Food, films and fun

Thirty counters dishing out over 20 cuisines. The food fair on at Island Grounds in Chennai offers variety in one place

September 23, 2009 05:18 pm | Updated May 21, 2014 04:06 pm IST

Eat an appalam bigger than your face. Blow soap bubbles into the air and annoy random strangers. Drink a cool glass of sugarcane juice. Hop onto a wobbly train for a joy ride. Pair spicy mutton chukka with wicked cheese dosas.

The food and film fair, currently on at the Island Grounds, is a great excuse to behave like a bratty five-year-old. You enter through a vivid doorway flanked by ridiculously large drums and wander through a line up of stalls selling everything from shiny stickers to soda makers.

Finally, you get to a 20,000 square foot food court of sorts, boasting about 30 counters with eight different cuisines. Set up by Nakshatra Foods, it’s a rather ambitious project. In an attempt to make exotic food egalitarian, the counters offer everything from kozhi varutha curry to chicken burgers.

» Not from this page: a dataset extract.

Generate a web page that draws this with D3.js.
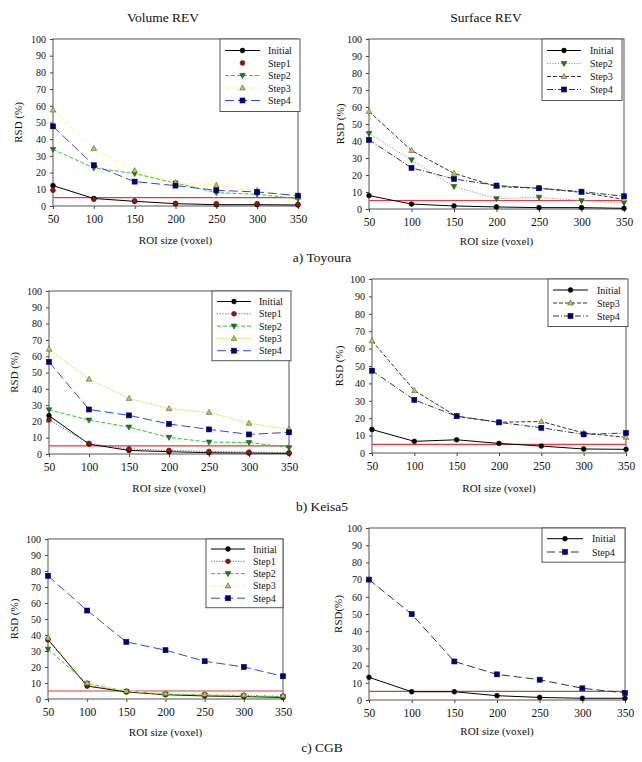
<!DOCTYPE html>
<html>
<head>
<meta charset="utf-8">
<script src="https://cdn.jsdelivr.net/npm/d3@7"></script>
<style>
  body { margin: 0; background: #fff; }
  svg text { font-family: "Liberation Serif", "DejaVu Serif", serif; fill: #111; }
</style>
</head>
<body>
<div id="chart"></div>
<script>
// shared axes
const roiSizes = [50, 100, 150, 200, 250, 300, 350];
const rsdTicks = [0, 10, 20, 30, 40, 50, 60, 70, 80, 90, 100];
const thresholdRsd = 5;

// a) Toyoura - volume REV
const toyVolInitial = [12.2, 4.5, 2.8, 1.4, 0.8, 0.8, 0.6];
const toyVolStep1 = [9.4, 4.0, 3.0, 1.4, 1.4, 1.4, 1.0];
const toyVolStep2 = [33.9, 22.8, 19.4, 13.8, 8.0, 7.0, 4.4];
const toyVolStep3 = [57.5, 34.5, 21.2, 14.0, 12.4, 9.4, 5.2];
const toyVolStep4 = [47.7, 24.4, 14.6, 12.2, 9.4, 8.4, 6.2];

// a) Toyoura - surface REV
const toySurfInitial = [7.9, 2.9, 1.8, 1.2, 0.8, 0.8, 0.4];
const toySurfStep2 = [44.4, 28.9, 13.2, 6.1, 6.9, 4.9, 3.7];
const toySurfStep3 = [57.4, 34.4, 21.0, 13.2, 12.2, 9.8, 5.7];
const toySurfStep4 = [40.7, 24.2, 17.7, 13.8, 12.2, 10.2, 7.5];

// b) Keisa5 - volume REV
const keiVolInitial = [23.5, 6.1, 2.2, 1.4, 0.8, 0.6, 0.4];
const keiVolStep1 = [21.0, 6.5, 3.1, 2.2, 1.6, 1.2, 0.8];
const keiVolStep2 = [27.1, 20.8, 16.5, 10.2, 7.3, 7.1, 3.9];
const keiVolStep3 = [64.3, 45.9, 34.1, 27.8, 25.5, 18.8, 15.3];
const keiVolStep4 = [56.5, 27.3, 23.7, 18.4, 15.1, 12.0, 13.3];

// b) Keisa5 - surface REV
const keiSurfInitial = [13.5, 6.7, 7.6, 5.5, 4.0, 2.3, 2.1];
const keiSurfStep3 = [64.5, 35.9, 21.0, 17.7, 18.1, 11.5, 9.0];
const keiSurfStep4 = [47.3, 30.5, 21.2, 17.6, 14.5, 10.7, 11.5];

// c) CGB - volume REV
const cgbVolInitial = [37.2, 8.1, 4.4, 2.7, 1.9, 1.5, 1.0];
const cgbVolStep1 = [37.0, 8.4, 4.8, 3.1, 2.7, 2.3, 1.7];
const cgbVolStep2 = [31.1, 9.8, 4.8, 2.9, 2.5, 1.9, 1.5];
const cgbVolStep3 = [38.2, 10.0, 5.0, 3.5, 2.9, 2.5, 2.1];
const cgbVolStep4 = [77.0, 55.3, 35.7, 30.5, 23.6, 20.0, 14.2];

// c) CGB - surface REV
const cgbSurfInitial = [13.2, 4.8, 4.8, 2.5, 1.5, 1.0, 1.0];
const cgbSurfStep4 = [70.0, 49.9, 22.4, 14.9, 11.8, 6.8, 4.1];

// line / marker looks
const styles = {
  initial: { stroke: '#000', dash: null, marker: 'circle', fill: '#000', mstroke: '#000' },
  step1dots: { stroke: 'none', dash: null, marker: 'circle', fill: '#9b1010', mstroke: '#6a0a0a' },
  step1dotted: { stroke: '#666', dash: '1.2,1.5', marker: 'circle', fill: '#9b1010', mstroke: '#6a0a0a' },
  step2green: { stroke: '#2ecc2e', dash: '4,2', marker: 'down', fill: '#1d7a1d', mstroke: '#145214' },
  step2dotted: { stroke: '#999', dash: '1.2,1.5', marker: 'down', fill: '#1d7a1d', mstroke: '#145214' },
  step3yellow: { stroke: '#ffff66', dash: '5,3', marker: 'up', fill: '#c8c83a', mstroke: '#555' },
  step3yellowdot: { stroke: '#d8d830', dash: '1.5,1.5', marker: 'up', fill: '#c8c83a', mstroke: '#555' },
  step3black: { stroke: '#333', dash: '4,2', marker: 'up', fill: '#c8c83a', mstroke: '#555' },
  step4blue: { stroke: '#3344ee', dash: '9,4', marker: 'square', fill: '#00007a', mstroke: '#00005a' },
  step4dashdot: { stroke: '#333', dash: '6,2,1,2', marker: 'square', fill: '#00007a', mstroke: '#00005a' },
  step4black: { stroke: '#333', dash: '8,4', marker: 'square', fill: '#00007a', mstroke: '#00005a' }
};

const panels = [
  {
    box: [53, 39, 298, 206], ylabel: 'RSD (%)', ylabelX: 18, xlabelY: 240,
    legend: { x: 220, w: 80, row: 12.5, first: 11.5, lineX: [5, 40], textX: 48 },
    series: [
      ['Initial', toyVolInitial, 'initial'], ['Step1', toyVolStep1, 'step1dots'],
      ['Step2', toyVolStep2, 'step2green'], ['Step3', toyVolStep3, 'step3yellow'],
      ['Step4', toyVolStep4, 'step4blue']
    ]
  },
  {
    box: [369, 39, 624, 209], ylabel: 'RSD (%)', ylabelX: 340, xlabelY: 241,
    legend: { x: 542, w: 80, row: 13, first: 11.5, lineX: [5, 39], textX: 48 },
    series: [
      ['Initial', toySurfInitial, 'initial'], ['Step2', toySurfStep2, 'step2dotted'],
      ['Step3', toySurfStep3, 'step3black'], ['Step4', toySurfStep4, 'step4dashdot']
    ]
  },
  {
    box: [49, 291, 289, 454], ylabel: 'RSD (%)', ylabelX: 14, xlabelY: 488,
    legend: { x: 212, w: 79, row: 12.3, first: 10.5, lineX: [5, 39], textX: 47 },
    series: [
      ['Initial', keiVolInitial, 'initial'], ['Step1', keiVolStep1, 'step1dotted'],
      ['Step2', keiVolStep2, 'step2green'], ['Step3', keiVolStep3, 'step3yellowdot'],
      ['Step4', keiVolStep4, 'step4blue']
    ]
  },
  {
    box: [372, 279, 626, 453], ylabel: 'RSD (%)', ylabelX: 339, xlabelY: 488,
    legend: { x: 548, w: 80, row: 13, first: 11, lineX: [5, 40], textX: 49 },
    series: [
      ['Initial', keiSurfInitial, 'initial'], ['Step3', keiSurfStep3, 'step3black'],
      ['Step4', keiSurfStep4, 'step4dashdot']
    ]
  },
  {
    box: [48, 539, 283, 699], ylabel: 'RSD (%)', ylabelX: 14, xlabelY: 732,
    legend: { x: 206, w: 77, row: 12.3, first: 10, lineX: [5, 39], textX: 47 },
    series: [
      ['Initial', cgbVolInitial, 'initial'], ['Step1', cgbVolStep1, 'step1dotted'],
      ['Step2', cgbVolStep2, 'step2green'], ['Step3', cgbVolStep3, 'step3yellow'],
      ['Step4', cgbVolStep4, 'step4blue']
    ]
  },
  {
    box: [369, 528, 625, 700], ylabel: 'RSD(%)', ylabelX: 338, xlabelY: 731,
    legend: { x: 542, w: 83, row: 13.3, first: 10.7, lineX: [5, 41], textX: 50 },
    series: [
      ['Initial', cgbSurfInitial, 'initial'], ['Step4', cgbSurfStep4, 'step4black']
    ]
  }
];

const svg = d3.select('#chart').append('svg')
  .attr('width', 642)
  .attr('height', 762);

// column titles and row captions
svg.append('text').attr('x', 163).attr('y', 22).attr('text-anchor', 'middle')
  .attr('font-size', 13.5).text('Volume REV');
svg.append('text').attr('x', 486).attr('y', 22).attr('text-anchor', 'middle')
  .attr('font-size', 13.5).text('Surface REV');
[['a) Toyoura', 262], ['b) Keisa5', 511], ['c) CGB', 752]].forEach(([t, y]) => {
  svg.append('text').attr('x', 322).attr('y', y).attr('text-anchor', 'middle')
    .attr('font-size', 13.5).text(t);
});

function drawMarker(g, kind, cx, cy, st) {
  let m;
  if (kind === 'circle') {
    m = g.append('circle').attr('cx', cx).attr('cy', cy).attr('r', 2.4);
  } else if (kind === 'square') {
    m = g.append('rect').attr('x', cx - 2.5).attr('y', cy - 2.5).attr('width', 5).attr('height', 5);
  } else {
    const s = kind === 'up' ? 1 : -1;
    m = g.append('path').attr('d', `M${cx},${cy - 3 * s}L${cx + 2.8},${cy + 2 * s}L${cx - 2.8},${cy + 2 * s}Z`);
  }
  m.attr('fill', st.fill).attr('stroke', st.mstroke).attr('stroke-width', 0.6);
}

panels.forEach((p) => {
  const [x0, y0, x1, y1] = p.box;
  const g = svg.append('g');

  const x = d3.scaleLinear().domain([50, 350]).range([x0, x1]);
  const y = d3.scaleLinear().domain([0, 100]).range([y1, y0]);

  // axes
  g.append('g')
    .attr('transform', `translate(${x0},0)`)
    .call(d3.axisLeft(y).tickValues(rsdTicks).tickSize(3).tickPadding(4))
    .call((a) => a.select('.domain').remove())
    .call((a) => a.selectAll('text').attr('font-size', 10))
    .call((a) => a.selectAll('line').attr('stroke', '#444'));

  g.append('g')
    .attr('transform', `translate(0,${y1})`)
    .call(d3.axisBottom(x).tickValues(roiSizes).tickSize(3).tickPadding(6))
    .call((a) => a.select('.domain').remove())
    .call((a) => a.selectAll('text').attr('font-size', 11.5))
    .call((a) => a.selectAll('line').attr('stroke', '#444'));

  // frame
  g.append('rect')
    .attr('x', x0).attr('y', y0)
    .attr('width', x1 - x0).attr('height', y1 - y0)
    .attr('fill', 'none').attr('stroke', '#555').attr('stroke-width', 1);

  // axis titles
  g.append('text')
    .attr('transform', `translate(${p.ylabelX},${(y0 + y1) / 2}) rotate(-90)`)
    .attr('text-anchor', 'middle').attr('dy', '0.35em')
    .attr('font-size', 11).text(p.ylabel);
  g.append('text')
    .attr('x', (x0 + x1) / 2).attr('y', p.xlabelY)
    .attr('text-anchor', 'middle').attr('dy', '0.35em')
    .attr('font-size', 11).text('ROI size (voxel)');

  // 5% threshold line
  g.append('line')
    .attr('x1', x0).attr('x2', x1)
    .attr('y1', y(thresholdRsd)).attr('y2', y(thresholdRsd))
    .attr('stroke', '#e23b3b').attr('stroke-width', 1.2);

  const line = d3.line()
    .x((d, i) => x(roiSizes[i]))
    .y((d) => y(d));

  p.series.forEach(([name, values, key]) => {
    const st = styles[key];
    if (st.stroke !== 'none') {
      g.append('path')
        .attr('d', line(values))
        .attr('fill', 'none')
        .attr('stroke', st.stroke)
        .attr('stroke-width', 1)
        .attr('stroke-dasharray', st.dash);
    }
    values.forEach((v, i) => drawMarker(g, st.marker, x(roiSizes[i]), y(v), st));
  });

  // legend
  const L = p.legend;
  const lh = L.first + L.row * (p.series.length - 1) + L.first - 0.5;
  const lg = g.append('g').attr('transform', `translate(${L.x},${y0})`);
  lg.append('rect')
    .attr('width', L.w).attr('height', lh)
    .attr('fill', '#fff').attr('stroke', '#555').attr('stroke-width', 1);
  p.series.forEach(([name, values, key], i) => {
    const st = styles[key];
    const ry = L.first + i * L.row;
    if (st.stroke !== 'none') {
      lg.append('line')
        .attr('x1', L.lineX[0]).attr('x2', L.lineX[1])
        .attr('y1', ry).attr('y2', ry)
        .attr('stroke', st.stroke).attr('stroke-width', 1)
        .attr('stroke-dasharray', st.dash);
    }
    drawMarker(lg, st.marker, (L.lineX[0] + L.lineX[1]) / 2, ry, st);
    lg.append('text')
      .attr('x', L.textX).attr('y', ry).attr('dy', '0.35em')
      .attr('font-size', 10).text(name);
  });
});
</script>
</body>
</html>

The food is divided state-wise, and showcases some of the most popular dishes of South India, as well as the usual chaats and aloo parathas. Fortunately, they have also made an effort to include lesser known dishes, in order to broaden people’s understanding of each cuisine.

From different states

So there’s peserattu and puliogre from Andhra Pradesh, as well as the unusual gongura annam and ragi idli. Karnataka is represented by the good old Mysore masala dosa, bisibela bath and vangi bath. There are also tasty benna dosas, spongy neer dosas and spicy podi idlies. Kerala, for a change, is not just all about beef fry and banana chips. Instead there’s the classic steamed puttu teamed with healthy kadala. For Chettinadu food, try the kuzhi paniyaram, kothu paratha and idiappam kurma. There’s Punjabi, Mughlai and ‘Tamil Nadu’ food too. Other categories include sweets, soups and fresh juices.

This is an interesting way to try a variety of cuisines in one place without having to pay through your nose. (Prices range from Rs. 20 to Rs. 90.)

What’s even more fun is to draw up one of their endearingly ugly plastic chairs and sit among the crowds at the well-used and dented tables. It’s all quite picturesque. Besides, as the fair draws people from across the city, it’s a fascinating place to people-watch. You’ll see groups of giggling women in sparkly saris and families noisily eating their way through vast piles of dragon chicken, while the children run wild in a flash of tiny bangles and squeaky shoes. Gangs of girls pulling wildly at each other’s plates and boyfriends.

It may be chaotic. It can be rather warm. And it will probably be crowded. But where else do you get to eat ‘Malabari barotta’ and then follow it by wielding a wicked gun to shoot balloons. If you’re lucky you might even pop more balloons than that smug, pint-sized kid in front of you.

Barotta: Rs. 25. Shooting: Rs. 10. Satisfaction: Priceless.

(Organised by the entertainment company Spellbound and Nakshatra Foods, this festival, supported by Tamil Nadu Tourism, is on till October 11.)